MPs have launched a new set of measures to tackle alcohol abuse including a change in the drink-drive limit and cigarette-style warning labels on every alcoholic drink, both of which would be overseen by an “alcohol tsar”.
The changes have been proposed in a new manifesto from the All Party Parliamentary Group On Alcohol Misuse.
The drink drive proposals would see a reduction in the limit from 80mg of alcohol in 100ml of blood to 50mg per 100ml. The manifesto also suggests giving police the power to “stop and test drivers for alcohol at any time, even where there is no evidence of a specific offence”.
The Parliamentary group recommends it is first applied to drivers under the age of 21. This would mean a single pint of strong lager or a large glass of wine could put a driver over the limit.
The proposals follow new Government statistics announced last week that show drink drive deaths and injuries are at their lowest level since records began.
The manifesto also calls for the roll-out of sobriety orders, in which those convicted of alcohol-related crimes would be required to abstain from alcohol for a fixed period, with alcohol levels monitored either though regular breath tests or electronic tags. The measure is already being trialled in four London boroughs.
Tracey Crouch MP, Chair of the All Party Parliamentary Group on Alcohol Misuse, said: “Due to alcohol, one person is killed every hour and 1.2 million people are admitted to hospital a year.”
“Getting political parties to seriously commit to these 10 measures will be a massive step in tackling the huge public health issue that alcohol is.”

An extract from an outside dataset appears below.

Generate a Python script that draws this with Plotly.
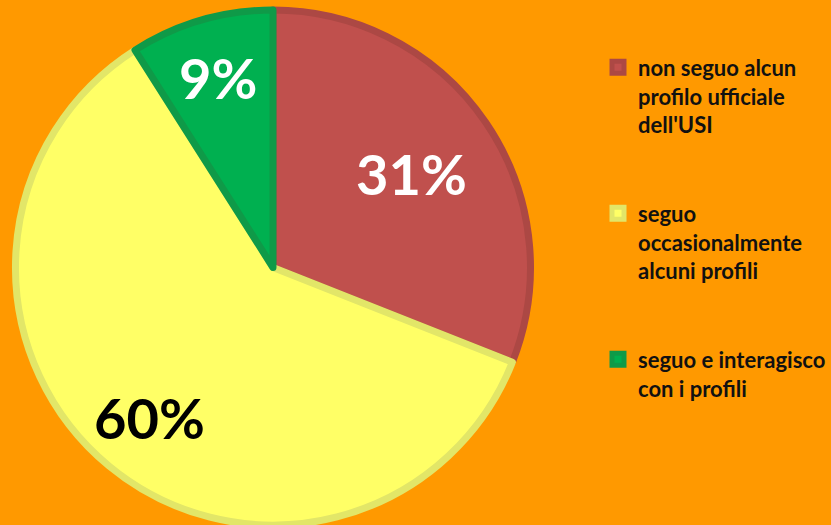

Lord Brooke of Alverthorpe, vice-chair of the group, said: “After smoking, alcohol is the second biggest preventable killer. Not only does it cost lives but burdens the NHS and the Criminal and Justice systems and others with ever increasing costs.
“All the political parties know that but they run for cover when they are confronted by the drinks industry and its immensely powerful lobby.
“These proposals give them another chance to consider whether they really have the guts to take a different line for the country’s wellbeing in the future.”